*EXERCISE DESCRIPTION*
From the listing below, return each line that includes "this".

*Data items*

--*--

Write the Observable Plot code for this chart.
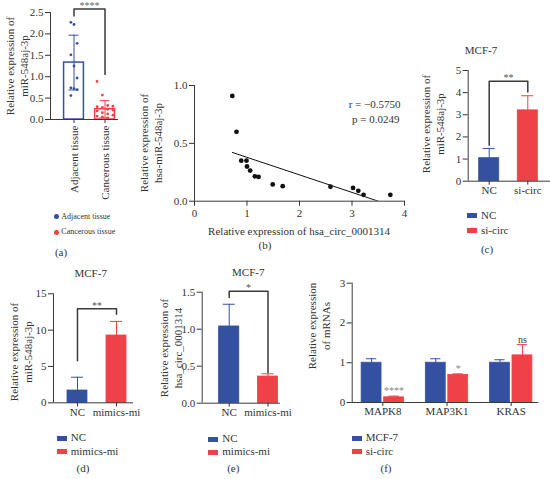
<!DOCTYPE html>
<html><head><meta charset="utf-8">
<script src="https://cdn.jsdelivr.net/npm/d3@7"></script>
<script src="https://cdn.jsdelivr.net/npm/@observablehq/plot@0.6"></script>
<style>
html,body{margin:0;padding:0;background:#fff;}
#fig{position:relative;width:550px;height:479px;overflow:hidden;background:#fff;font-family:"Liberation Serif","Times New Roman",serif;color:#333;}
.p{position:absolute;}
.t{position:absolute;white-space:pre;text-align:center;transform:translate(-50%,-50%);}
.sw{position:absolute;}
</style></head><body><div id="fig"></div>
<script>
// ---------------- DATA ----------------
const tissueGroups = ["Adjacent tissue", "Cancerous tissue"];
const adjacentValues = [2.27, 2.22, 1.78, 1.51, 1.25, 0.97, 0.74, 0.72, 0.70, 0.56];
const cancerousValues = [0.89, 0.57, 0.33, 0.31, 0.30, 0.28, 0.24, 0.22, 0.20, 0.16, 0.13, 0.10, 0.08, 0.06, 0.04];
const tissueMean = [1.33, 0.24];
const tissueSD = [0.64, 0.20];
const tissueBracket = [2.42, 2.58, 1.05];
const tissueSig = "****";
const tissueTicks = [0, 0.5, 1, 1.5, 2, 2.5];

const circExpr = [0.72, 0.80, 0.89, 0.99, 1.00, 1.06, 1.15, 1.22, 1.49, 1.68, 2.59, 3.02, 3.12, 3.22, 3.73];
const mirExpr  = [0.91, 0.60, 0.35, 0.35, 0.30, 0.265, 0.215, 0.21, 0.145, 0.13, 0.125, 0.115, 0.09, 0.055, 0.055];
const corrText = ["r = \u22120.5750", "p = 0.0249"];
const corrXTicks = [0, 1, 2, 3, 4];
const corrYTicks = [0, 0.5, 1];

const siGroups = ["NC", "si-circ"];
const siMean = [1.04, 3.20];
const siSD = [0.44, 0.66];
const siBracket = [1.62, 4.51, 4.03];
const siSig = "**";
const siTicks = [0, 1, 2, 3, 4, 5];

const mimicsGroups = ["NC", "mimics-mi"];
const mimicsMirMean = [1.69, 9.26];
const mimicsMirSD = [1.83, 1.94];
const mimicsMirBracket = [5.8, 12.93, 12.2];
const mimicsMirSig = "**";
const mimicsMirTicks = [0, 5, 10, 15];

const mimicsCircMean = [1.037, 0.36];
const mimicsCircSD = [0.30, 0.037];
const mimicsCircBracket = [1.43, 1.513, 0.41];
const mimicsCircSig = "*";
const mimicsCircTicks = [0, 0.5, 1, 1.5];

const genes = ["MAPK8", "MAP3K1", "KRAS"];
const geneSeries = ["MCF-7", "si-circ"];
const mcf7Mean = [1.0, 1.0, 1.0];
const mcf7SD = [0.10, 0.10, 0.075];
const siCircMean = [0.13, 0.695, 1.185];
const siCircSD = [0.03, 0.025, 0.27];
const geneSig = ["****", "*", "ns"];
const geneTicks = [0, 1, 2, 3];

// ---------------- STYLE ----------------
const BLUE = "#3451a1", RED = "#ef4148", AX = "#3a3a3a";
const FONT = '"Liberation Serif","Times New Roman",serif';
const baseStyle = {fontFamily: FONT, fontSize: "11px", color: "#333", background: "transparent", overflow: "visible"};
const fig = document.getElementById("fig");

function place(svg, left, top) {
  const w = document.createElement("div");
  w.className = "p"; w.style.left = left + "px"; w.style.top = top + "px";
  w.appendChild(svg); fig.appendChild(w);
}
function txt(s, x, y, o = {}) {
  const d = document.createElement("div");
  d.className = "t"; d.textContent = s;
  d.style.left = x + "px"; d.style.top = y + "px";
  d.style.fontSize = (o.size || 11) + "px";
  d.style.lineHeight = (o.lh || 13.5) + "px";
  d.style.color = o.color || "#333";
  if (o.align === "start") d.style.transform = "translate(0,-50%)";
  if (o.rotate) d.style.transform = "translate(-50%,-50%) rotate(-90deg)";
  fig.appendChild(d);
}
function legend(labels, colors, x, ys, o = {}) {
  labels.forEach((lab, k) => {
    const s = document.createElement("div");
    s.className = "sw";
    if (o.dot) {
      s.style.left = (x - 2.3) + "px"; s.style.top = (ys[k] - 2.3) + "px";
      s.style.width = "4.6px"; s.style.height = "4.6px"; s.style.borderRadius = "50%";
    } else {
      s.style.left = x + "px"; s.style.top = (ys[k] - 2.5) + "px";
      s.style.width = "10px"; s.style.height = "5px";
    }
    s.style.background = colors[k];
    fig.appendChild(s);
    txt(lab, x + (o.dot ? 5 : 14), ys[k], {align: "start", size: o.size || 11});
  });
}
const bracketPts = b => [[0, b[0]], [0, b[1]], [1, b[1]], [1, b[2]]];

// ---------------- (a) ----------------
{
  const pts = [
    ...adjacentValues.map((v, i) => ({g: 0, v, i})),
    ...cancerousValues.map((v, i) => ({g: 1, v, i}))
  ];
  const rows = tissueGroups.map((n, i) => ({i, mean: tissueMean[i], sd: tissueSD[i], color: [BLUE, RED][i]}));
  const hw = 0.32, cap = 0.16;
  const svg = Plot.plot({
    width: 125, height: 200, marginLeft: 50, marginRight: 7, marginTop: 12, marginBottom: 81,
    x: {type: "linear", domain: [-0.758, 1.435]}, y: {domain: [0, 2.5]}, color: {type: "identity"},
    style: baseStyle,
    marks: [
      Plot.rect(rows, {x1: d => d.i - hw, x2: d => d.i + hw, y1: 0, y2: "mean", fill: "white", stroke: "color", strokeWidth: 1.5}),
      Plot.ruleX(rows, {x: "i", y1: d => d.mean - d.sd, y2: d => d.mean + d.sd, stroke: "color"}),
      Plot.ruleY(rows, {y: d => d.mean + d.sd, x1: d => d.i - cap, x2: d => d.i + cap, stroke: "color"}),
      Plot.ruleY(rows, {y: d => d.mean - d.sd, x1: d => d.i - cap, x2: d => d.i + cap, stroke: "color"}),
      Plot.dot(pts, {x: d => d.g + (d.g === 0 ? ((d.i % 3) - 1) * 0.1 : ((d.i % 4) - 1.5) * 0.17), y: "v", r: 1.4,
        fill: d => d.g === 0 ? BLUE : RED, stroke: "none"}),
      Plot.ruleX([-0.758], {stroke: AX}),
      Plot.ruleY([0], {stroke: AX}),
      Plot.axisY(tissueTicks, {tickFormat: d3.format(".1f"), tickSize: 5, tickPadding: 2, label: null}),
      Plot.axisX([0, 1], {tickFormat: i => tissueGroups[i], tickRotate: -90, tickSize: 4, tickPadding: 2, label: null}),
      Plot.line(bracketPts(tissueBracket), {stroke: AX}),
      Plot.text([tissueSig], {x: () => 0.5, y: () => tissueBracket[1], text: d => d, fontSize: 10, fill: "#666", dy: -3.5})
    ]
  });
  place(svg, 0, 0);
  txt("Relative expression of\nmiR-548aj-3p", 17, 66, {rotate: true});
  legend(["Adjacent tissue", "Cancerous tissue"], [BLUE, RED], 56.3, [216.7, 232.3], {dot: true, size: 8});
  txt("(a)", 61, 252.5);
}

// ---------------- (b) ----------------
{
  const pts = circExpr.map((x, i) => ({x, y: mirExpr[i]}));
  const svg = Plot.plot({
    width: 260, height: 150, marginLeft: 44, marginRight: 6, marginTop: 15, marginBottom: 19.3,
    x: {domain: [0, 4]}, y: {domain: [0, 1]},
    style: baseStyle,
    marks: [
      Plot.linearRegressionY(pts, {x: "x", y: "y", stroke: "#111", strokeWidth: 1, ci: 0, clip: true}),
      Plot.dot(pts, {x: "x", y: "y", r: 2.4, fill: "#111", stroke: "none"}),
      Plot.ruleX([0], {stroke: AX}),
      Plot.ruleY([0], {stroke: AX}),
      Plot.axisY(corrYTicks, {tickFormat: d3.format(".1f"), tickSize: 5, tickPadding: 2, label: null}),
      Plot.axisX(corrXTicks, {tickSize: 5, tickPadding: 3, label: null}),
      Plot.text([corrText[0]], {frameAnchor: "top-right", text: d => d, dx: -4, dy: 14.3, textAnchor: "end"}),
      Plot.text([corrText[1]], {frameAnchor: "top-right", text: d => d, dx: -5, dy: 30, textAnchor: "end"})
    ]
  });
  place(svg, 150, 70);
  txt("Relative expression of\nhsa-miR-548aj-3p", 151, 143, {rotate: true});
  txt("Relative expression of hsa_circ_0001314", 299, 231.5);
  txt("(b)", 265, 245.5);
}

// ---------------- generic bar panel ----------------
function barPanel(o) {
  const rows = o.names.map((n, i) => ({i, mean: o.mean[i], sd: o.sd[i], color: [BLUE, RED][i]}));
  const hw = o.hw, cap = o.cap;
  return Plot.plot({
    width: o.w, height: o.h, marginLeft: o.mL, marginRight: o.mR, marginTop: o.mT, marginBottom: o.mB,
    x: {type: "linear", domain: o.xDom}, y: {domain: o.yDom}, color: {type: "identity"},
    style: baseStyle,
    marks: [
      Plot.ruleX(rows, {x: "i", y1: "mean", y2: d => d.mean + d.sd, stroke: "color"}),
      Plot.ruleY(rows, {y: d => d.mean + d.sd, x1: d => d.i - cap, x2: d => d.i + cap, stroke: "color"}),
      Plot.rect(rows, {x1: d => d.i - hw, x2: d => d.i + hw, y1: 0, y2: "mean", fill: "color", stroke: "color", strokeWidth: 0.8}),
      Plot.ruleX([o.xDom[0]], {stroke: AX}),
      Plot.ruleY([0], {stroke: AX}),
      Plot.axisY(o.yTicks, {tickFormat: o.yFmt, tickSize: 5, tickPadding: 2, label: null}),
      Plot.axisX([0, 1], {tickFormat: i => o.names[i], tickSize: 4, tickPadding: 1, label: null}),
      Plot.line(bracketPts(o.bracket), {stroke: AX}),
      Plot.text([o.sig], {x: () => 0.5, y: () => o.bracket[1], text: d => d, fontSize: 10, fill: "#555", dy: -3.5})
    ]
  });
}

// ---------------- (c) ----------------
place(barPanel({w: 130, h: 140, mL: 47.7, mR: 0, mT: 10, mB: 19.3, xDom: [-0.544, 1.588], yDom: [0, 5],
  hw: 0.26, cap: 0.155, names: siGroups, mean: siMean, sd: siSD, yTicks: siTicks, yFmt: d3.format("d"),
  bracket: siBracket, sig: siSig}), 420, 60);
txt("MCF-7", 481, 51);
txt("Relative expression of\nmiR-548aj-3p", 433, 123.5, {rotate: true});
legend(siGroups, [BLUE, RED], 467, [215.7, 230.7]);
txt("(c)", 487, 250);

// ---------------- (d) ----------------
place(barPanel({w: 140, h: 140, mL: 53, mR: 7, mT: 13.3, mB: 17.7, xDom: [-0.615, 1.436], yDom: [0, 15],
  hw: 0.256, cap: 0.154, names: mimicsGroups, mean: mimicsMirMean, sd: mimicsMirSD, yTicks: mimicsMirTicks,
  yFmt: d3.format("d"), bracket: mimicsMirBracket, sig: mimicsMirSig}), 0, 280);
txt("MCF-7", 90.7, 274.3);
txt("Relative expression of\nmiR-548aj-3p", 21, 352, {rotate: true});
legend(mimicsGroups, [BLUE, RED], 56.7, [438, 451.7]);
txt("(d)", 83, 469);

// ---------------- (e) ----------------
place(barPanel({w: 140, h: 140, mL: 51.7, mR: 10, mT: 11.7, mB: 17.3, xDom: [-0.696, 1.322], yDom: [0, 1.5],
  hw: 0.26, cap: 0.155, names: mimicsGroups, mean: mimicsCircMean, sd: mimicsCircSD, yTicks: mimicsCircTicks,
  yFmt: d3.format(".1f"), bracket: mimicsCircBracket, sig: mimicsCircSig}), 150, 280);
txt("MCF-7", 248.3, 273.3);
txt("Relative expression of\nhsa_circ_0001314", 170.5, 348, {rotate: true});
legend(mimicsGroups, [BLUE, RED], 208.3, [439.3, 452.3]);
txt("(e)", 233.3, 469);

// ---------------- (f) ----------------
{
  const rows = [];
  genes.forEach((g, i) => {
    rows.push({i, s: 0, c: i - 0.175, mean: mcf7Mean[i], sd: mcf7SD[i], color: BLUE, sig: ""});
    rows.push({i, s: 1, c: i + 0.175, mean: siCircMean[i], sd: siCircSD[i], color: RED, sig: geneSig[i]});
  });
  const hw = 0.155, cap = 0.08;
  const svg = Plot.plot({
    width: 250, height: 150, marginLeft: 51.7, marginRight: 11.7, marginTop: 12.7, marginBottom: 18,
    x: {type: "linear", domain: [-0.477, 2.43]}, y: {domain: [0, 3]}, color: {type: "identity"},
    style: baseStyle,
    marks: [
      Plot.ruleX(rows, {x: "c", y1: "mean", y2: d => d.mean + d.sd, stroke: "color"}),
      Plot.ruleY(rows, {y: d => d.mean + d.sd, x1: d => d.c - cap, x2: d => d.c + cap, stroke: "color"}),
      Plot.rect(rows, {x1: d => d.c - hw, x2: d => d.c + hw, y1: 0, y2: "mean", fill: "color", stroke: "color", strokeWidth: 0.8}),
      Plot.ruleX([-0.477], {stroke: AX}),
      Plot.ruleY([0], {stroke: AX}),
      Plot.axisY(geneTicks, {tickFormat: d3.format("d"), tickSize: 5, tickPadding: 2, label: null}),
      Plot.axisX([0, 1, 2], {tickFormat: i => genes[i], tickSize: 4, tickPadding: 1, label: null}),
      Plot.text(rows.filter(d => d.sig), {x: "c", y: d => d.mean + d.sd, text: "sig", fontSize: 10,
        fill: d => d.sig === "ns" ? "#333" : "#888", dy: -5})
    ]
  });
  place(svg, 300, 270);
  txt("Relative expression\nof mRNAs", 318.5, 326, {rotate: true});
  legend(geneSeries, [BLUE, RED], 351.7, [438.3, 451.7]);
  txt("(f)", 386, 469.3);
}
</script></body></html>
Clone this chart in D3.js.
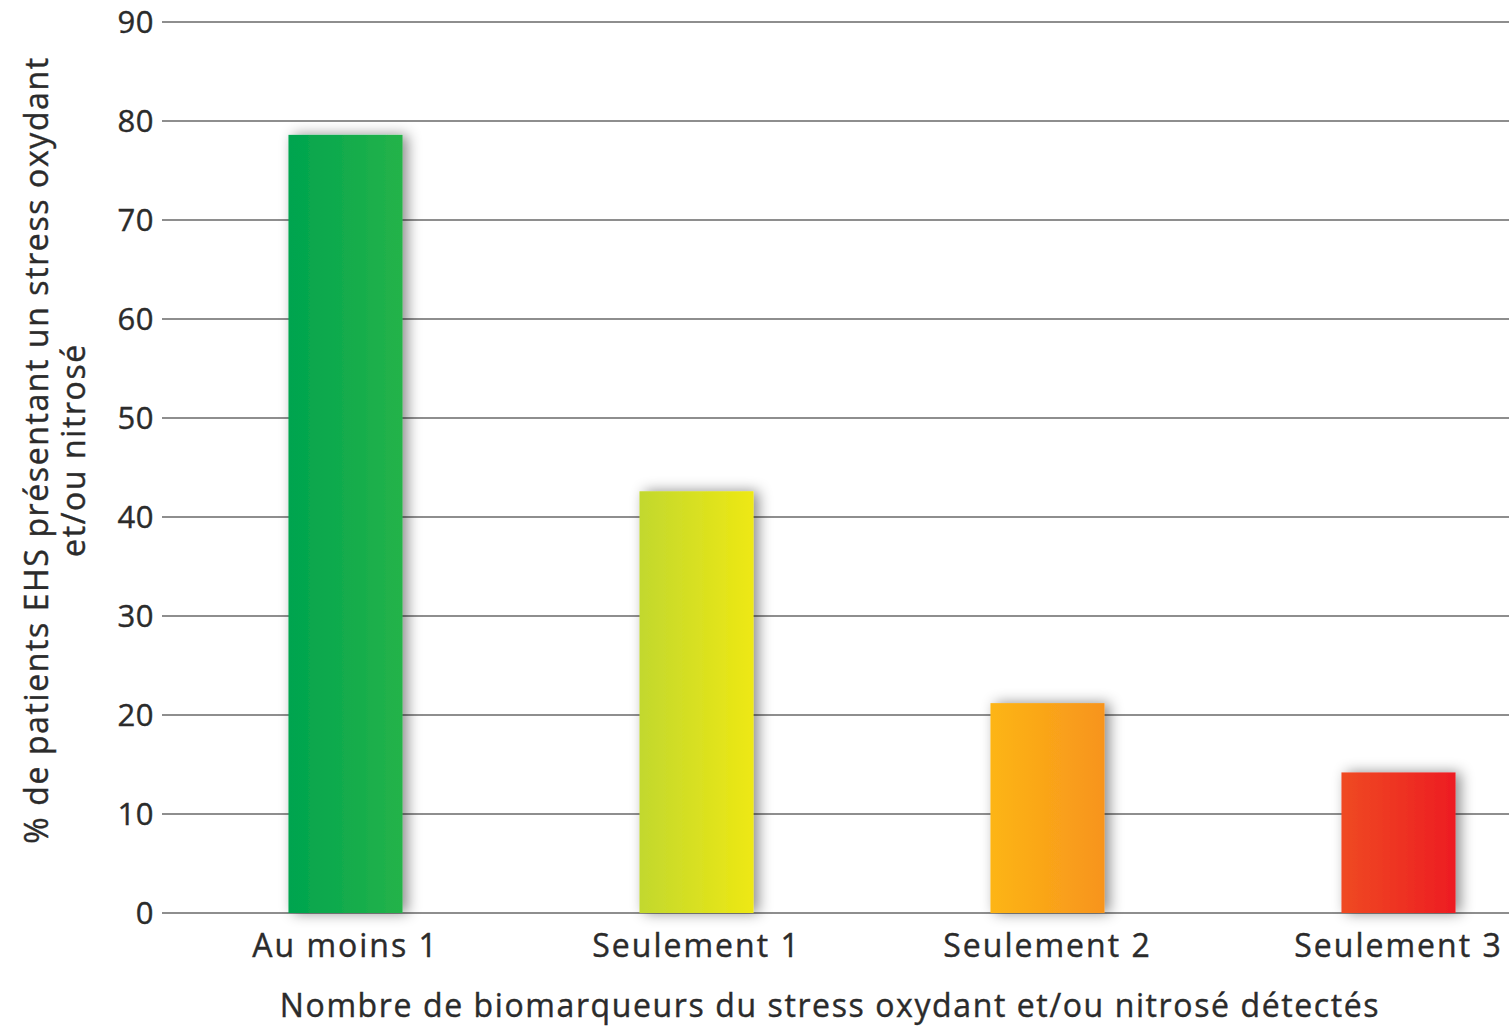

--*--

*TASK RESPONSE*
Write the Observable Plot code for this chart.
Clone this chart in D3.js.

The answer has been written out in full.